At face value, the law is rather impressive, borrowing from and adopting best practices from around the world. But a detailed peek into the document reveals an overtly ambitious plan, the implementation of which would require logistical and procedural systems that do not yet exist in Afghanistan.
“They [the government] are counting on too many non-existent state actors to bring it to reality,” said, Javid Hamdard, an Afghan IT expert and Consultant. Hamdard, who has in the past worked extensively with the MCIT and the IT private sector in Afghanistan, is skeptical of the practicality of the bill. “It is assumed that once approved, the required entities will act accordingly and have the capacity to do what is needed,” he said, pointing to the failure of the electronic ID-Card program that was entrusted to the Ministry of Interior (MoI) but never saw the light of day owing to a number of issues, ranging from lack of technical expertise and social and political hurdles.
In fact, just in the last three months, several Afghan government websites and social media pages have come under cyber-attack, some even believed to be conducted by increasingly tech-savvy insurgent groups. It also means that Afghan web is relatively free, owing to the lack of technical capacity needed to regulate it, which also means that insurgent groups and elements frequently exploit it as a tool of propaganda.
In its defense, the MCIT is working on setting up a Cyber Emergency Response Team (CERT) with a substantial budget and in consultation with several international counterparts, including US government security agencies. It will aim to build a forensics laboratory within the MCIT and train officials to conduct investigation into alleged crimes. “We will also provide support to the MoI, NDS and other defense agencies when needed,” Marjan said.
Hamdard is not convinced that either of the agencies tasked with this responsibility are capable of dealing with investigations into cybercrime.
“The technical gap and imbalance among various Afghan government entities is massive,” he said. “There is a limited understanding of the problems, so much that in the past they have criminalised ‘white hat’ ethical hackers who tried to help them secure their networks, forcing them to either go underground or flee the country.”

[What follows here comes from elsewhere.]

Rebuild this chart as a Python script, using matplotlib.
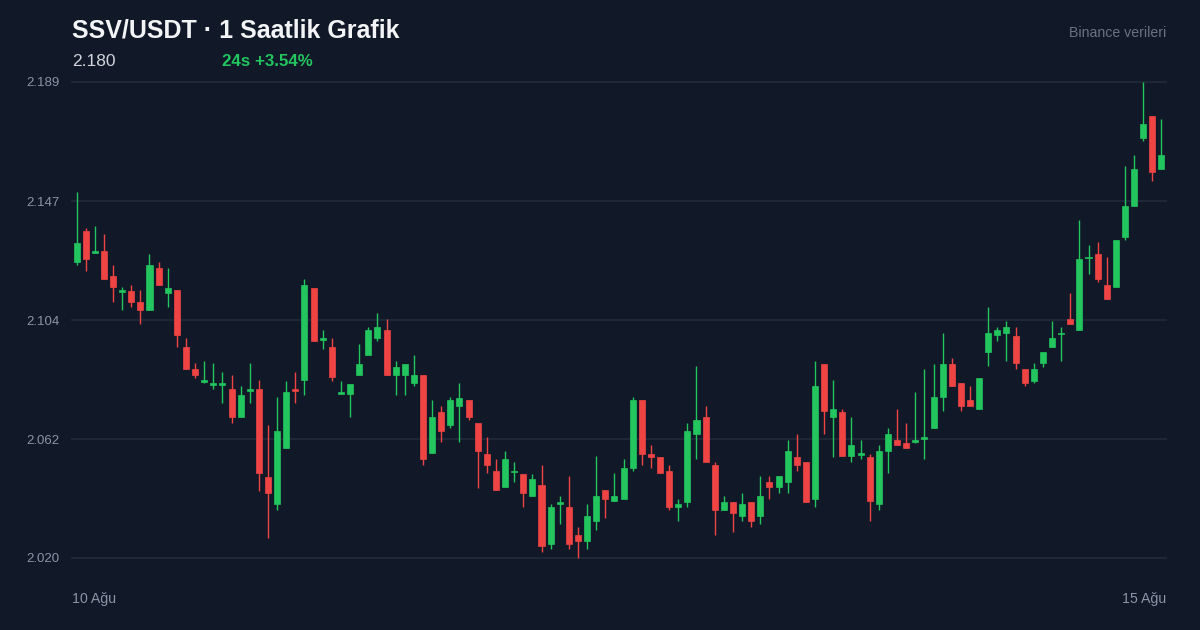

This is evident in conversations with local police officials, who use the internet in their personal lives, but have little understanding of a user’s rights and protection on the internet. For instance, one of the men who commented on the post calling for Aryana’s execution was a law official.
“This NDS commander advised the man who issued the threat to be careful about posts online for the sake of his own security. He did not seem to think that there was anything wrong in the threat itself,” Hasib said.
Poor implementation could actually create newer hurdles and possible misuse of the law. Hamdard expressed concern over a particular Article 11 that allows MCIT’s technical officials the policing authority to seize equipment, peripherals, and material in cases of cybercrime.
“This isn’t constitutional to bestow ministry officials the authority to make legal and criminal judgments and take relevant actions, a role that is assigned for law enforcement agencies,” he said. “Additionally, the MCIT also does not have jurisdiction over content; that’s the job of the Ministry of Culture and Information (MoIC). And yet a lot of the cyber law drafted by them regulates content online.”
The law, in fact, attempts to be very culturally relevant and religiously compliant to Islamic values. “Activities that harm social fabric and are not allowed by religion are prohibited in the law including gambling, pornography, and dating,” Marjan informs. “For instance, there is a clause against all forms of pornography not just child pornography—unlike other countries where pornography is allowed,” he elaborates.
Also, there isn’t any special clause addressing issues related to vulnerable communities, including women, who remain disproportionately vulnerable online to harassment, privacy threats and even identity thefts that could result in dire consequences for them. “Those are matters of policy and will be addressed separately,” Marjan said. “The law is general and will equally protect everyone, regardless of who they are.”
Afghan users are concerned about the bureaucratic behemoth that could potentially be unleashed could cause more damage, rather than empower, especially for vulnerable groups in Afghanistan. “The law is supposed to create an environment of safety by creating systems that demand accountability for every action. I don’t see that happening with the way things are currently run,” said Elham, a young Afghan entrepreneur, who did not want to use his real name.
“The thing to understand here is that for my sister, the use of the internet wasn’t given to her as a right”
The internet came to the rescue for Elham’s 18-year-old sister, Freshta (name changed to protect her identity) when their conservative parents were reluctant to allow her to continue her education. It is fairly uncommon for most women in the region to pursue higher education, where gender roles dictate a life of early marriage and motherhood. In fact, none of Elham’s four sisters had studied beyond high school, and that Freshta aspired to was previously unheard of. Despite much cajoling, Elham couldn’t convince his family to let Freshta go to university, so he did the next best thing—enrolled her for an online degree.
He bought her a laptop and smartphone with an internet connection and helped set up social media accounts that she would need to connect with her classmates who participate from all over the world. Now for four days a week, Freshta logs on to the internet for three hours a day to attend her online classes in Persian literature. The rest of the week she works on her assignments and reading course materials and exchanging notes with her classmates. There is little left for anyone to object, and after the initial few days, their family has come to see that an online degree wouldn’t be too bad after all.
“The thing to understand here is that for my sister, the use of the internet wasn’t given to her as a right, but a privilege granted to her,” Elham said. “It could just as well be taken away from her if she faces any threats while she is online. And this could also discourage her from complaining about it,” he said, adding that law needs to be such that it becomes a deterrent to offenders.
Hamdard agreed. “For any law to work, there first needs to be a general acceptance of the rule of law, which is scarce in Afghanistan,” he said. “If there are still elements that can exert influence and threaten the public security in the real world, a law to protect someone online can only offer a semblance of safety.”
For now, the bill is still under consideration of the Supreme Court and is expected to go to the parliament in February.
With that timeline, the bill aspires to train technical officials, the attorney general’s office, and law enforcement agencies to recognize cases that fall under this law.
While there is a general agreement—even among critics like Hamdard—that the new law could be relatively sufficient in its current form, concerns over its implementation remain firmly rooted among stakeholders in Afghanistan, who, by experience, have learned to be cautious of the contemporary legal systems in the country.